Investor Strategy: How ESG ratings providers let the side down
16 February 2020
An often-expressed criticism of the ESG investing space, mainly by institutional investors, is the lack of robust benchmarks and/or ratings from independent bodies. ESG investing is complex. A new study by Research Affiliates indicates just how much work the industry needs to do to improve accountability.
The study is called: “What a Difference an ESG Ratings Provider Makes”. It analyses the work of two major ESG ratings firms in the US, against a backdrop of other ESG information providers. Their differences are significant and worrying. The study identified and looked at about 70 ESG ratings providers.
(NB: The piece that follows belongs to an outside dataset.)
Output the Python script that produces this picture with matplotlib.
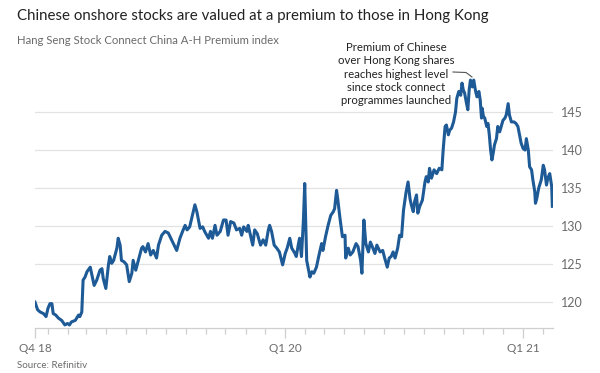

The key points are:
-
ESG ratings vary markedly by ESG ratings provider because each provider has a unique methodology for assigning company-specific ratings. Investors, therefore, must ensure the approach taken by the ratings provider they rely on is consistent with their ESG preferences or they risk constructing portfolios that do not align with their ESG views.
-
ESG portfolios constructed using the ratings of two well-known ESG ratings providers yield large performance dispersion and low correlation of returns. The differences are even greater at the individual ratings level for environmental, social, and governance scores.
-
The differences in how ratings providers calculate ESG scores can result in the same company being ranked quite highly by one provider and quite poorly by another. Understanding which metrics are evaluated and how they are assessed is essential to investors selecting stocks that meet the ESG criteria they care about.